Return the lines that follow, exactly as they appear, from the first through the one containing "70, 80, 90];"; no pictures are to be included.

**Collected data:**
_ _ _

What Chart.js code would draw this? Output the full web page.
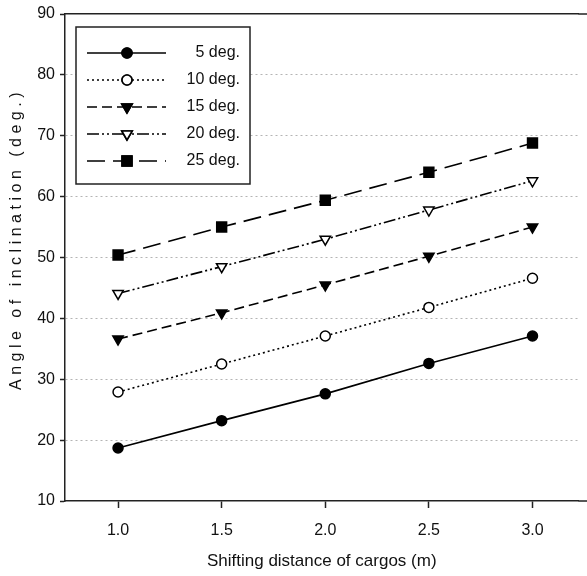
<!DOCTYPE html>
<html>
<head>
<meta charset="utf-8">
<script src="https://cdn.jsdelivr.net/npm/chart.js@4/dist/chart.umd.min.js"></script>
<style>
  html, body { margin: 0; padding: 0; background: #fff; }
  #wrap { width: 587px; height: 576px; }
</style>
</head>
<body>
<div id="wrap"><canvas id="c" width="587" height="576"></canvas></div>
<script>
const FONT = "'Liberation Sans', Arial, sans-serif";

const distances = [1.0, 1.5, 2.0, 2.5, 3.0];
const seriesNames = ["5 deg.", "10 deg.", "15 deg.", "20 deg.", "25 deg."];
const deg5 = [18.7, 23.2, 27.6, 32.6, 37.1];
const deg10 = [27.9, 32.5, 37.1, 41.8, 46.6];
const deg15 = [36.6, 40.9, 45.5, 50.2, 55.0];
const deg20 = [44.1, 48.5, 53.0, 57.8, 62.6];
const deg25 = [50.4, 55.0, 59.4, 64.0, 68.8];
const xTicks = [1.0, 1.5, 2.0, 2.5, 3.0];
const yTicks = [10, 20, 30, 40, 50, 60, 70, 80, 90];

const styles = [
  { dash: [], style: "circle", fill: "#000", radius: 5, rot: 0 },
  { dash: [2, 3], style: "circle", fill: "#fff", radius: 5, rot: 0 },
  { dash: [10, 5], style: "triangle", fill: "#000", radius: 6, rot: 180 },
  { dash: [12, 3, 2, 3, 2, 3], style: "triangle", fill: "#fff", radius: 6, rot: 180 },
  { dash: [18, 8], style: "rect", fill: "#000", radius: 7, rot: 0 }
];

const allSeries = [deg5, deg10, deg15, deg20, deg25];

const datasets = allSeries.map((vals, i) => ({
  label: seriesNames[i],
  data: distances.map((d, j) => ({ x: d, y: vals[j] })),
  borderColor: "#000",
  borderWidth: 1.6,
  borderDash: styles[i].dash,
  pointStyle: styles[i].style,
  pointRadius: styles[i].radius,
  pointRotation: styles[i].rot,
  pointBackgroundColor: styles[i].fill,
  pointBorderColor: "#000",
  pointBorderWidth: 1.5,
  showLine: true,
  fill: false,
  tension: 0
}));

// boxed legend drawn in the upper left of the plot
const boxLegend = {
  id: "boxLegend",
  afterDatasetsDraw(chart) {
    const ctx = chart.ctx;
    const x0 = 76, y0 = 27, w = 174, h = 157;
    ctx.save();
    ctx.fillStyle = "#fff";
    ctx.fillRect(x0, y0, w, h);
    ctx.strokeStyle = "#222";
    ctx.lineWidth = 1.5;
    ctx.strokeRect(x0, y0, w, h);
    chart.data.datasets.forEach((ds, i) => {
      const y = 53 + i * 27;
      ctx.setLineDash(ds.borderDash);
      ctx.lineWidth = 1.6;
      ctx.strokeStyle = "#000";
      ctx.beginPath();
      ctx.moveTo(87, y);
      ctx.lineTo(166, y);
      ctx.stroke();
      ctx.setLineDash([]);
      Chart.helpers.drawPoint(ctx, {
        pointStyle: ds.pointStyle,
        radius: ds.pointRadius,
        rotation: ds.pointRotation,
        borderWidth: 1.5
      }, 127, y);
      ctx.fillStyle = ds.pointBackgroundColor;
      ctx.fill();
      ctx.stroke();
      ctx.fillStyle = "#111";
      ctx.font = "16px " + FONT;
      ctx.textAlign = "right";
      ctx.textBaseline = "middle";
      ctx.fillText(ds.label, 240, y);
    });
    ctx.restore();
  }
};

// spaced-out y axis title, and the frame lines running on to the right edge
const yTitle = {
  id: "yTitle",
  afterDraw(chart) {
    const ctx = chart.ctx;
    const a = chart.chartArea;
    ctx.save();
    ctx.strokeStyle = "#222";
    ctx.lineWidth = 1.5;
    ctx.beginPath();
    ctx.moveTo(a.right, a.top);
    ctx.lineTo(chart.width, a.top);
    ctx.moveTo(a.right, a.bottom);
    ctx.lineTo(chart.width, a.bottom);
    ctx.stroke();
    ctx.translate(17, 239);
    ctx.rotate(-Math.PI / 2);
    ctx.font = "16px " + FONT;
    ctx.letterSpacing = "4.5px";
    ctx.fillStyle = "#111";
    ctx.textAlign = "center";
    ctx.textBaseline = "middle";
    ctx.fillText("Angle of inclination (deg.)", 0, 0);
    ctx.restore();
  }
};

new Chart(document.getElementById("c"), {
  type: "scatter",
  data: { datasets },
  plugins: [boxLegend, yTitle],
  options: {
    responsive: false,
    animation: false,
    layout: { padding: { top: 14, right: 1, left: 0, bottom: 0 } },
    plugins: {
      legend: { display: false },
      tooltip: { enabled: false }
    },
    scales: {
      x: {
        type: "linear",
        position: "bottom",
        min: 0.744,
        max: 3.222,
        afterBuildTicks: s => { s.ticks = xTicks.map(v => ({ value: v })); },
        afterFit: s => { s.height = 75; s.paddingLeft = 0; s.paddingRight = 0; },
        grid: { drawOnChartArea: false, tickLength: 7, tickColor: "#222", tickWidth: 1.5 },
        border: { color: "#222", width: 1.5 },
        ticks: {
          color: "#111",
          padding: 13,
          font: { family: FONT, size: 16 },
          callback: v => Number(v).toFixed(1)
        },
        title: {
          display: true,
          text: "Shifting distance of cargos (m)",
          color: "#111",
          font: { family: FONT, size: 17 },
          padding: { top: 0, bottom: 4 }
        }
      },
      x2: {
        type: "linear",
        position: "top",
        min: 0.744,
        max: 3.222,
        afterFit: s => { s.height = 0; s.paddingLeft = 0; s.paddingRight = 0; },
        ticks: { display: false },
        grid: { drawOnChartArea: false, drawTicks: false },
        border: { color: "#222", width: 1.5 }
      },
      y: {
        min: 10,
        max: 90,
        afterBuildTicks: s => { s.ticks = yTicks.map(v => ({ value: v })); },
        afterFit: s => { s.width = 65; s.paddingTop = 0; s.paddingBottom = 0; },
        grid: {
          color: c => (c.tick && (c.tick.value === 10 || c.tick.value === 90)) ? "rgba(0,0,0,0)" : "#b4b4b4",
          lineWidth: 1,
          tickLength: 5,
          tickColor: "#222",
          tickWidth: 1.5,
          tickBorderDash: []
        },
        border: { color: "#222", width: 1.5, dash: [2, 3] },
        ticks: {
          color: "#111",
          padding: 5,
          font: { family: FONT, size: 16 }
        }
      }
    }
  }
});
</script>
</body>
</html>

_ _ _

**Written response:**
What Chart.js code would draw this? Output the full web page.
<!DOCTYPE html>
<html>
<head>
<meta charset="utf-8">
<script src="https://cdn.jsdelivr.net/npm/chart.js@4/dist/chart.umd.min.js"></script>
<style>
  html, body { margin: 0; padding: 0; background: #fff; }
  #wrap { width: 587px; height: 576px; }
</style>
</head>
<body>
<div id="wrap"><canvas id="c" width="587" height="576"></canvas></div>
<script>
const FONT = "'Liberation Sans', Arial, sans-serif";

const distances = [1.0, 1.5, 2.0, 2.5, 3.0];
const seriesNames = ["5 deg.", "10 deg.", "15 deg.", "20 deg.", "25 deg."];
const deg5 = [18.7, 23.2, 27.6, 32.6, 37.1];
const deg10 = [27.9, 32.5, 37.1, 41.8, 46.6];
const deg15 = [36.6, 40.9, 45.5, 50.2, 55.0];
const deg20 = [44.1, 48.5, 53.0, 57.8, 62.6];
const deg25 = [50.4, 55.0, 59.4, 64.0, 68.8];
const xTicks = [1.0, 1.5, 2.0, 2.5, 3.0];
const yTicks = [10, 20, 30, 40, 50, 60, 70, 80, 90];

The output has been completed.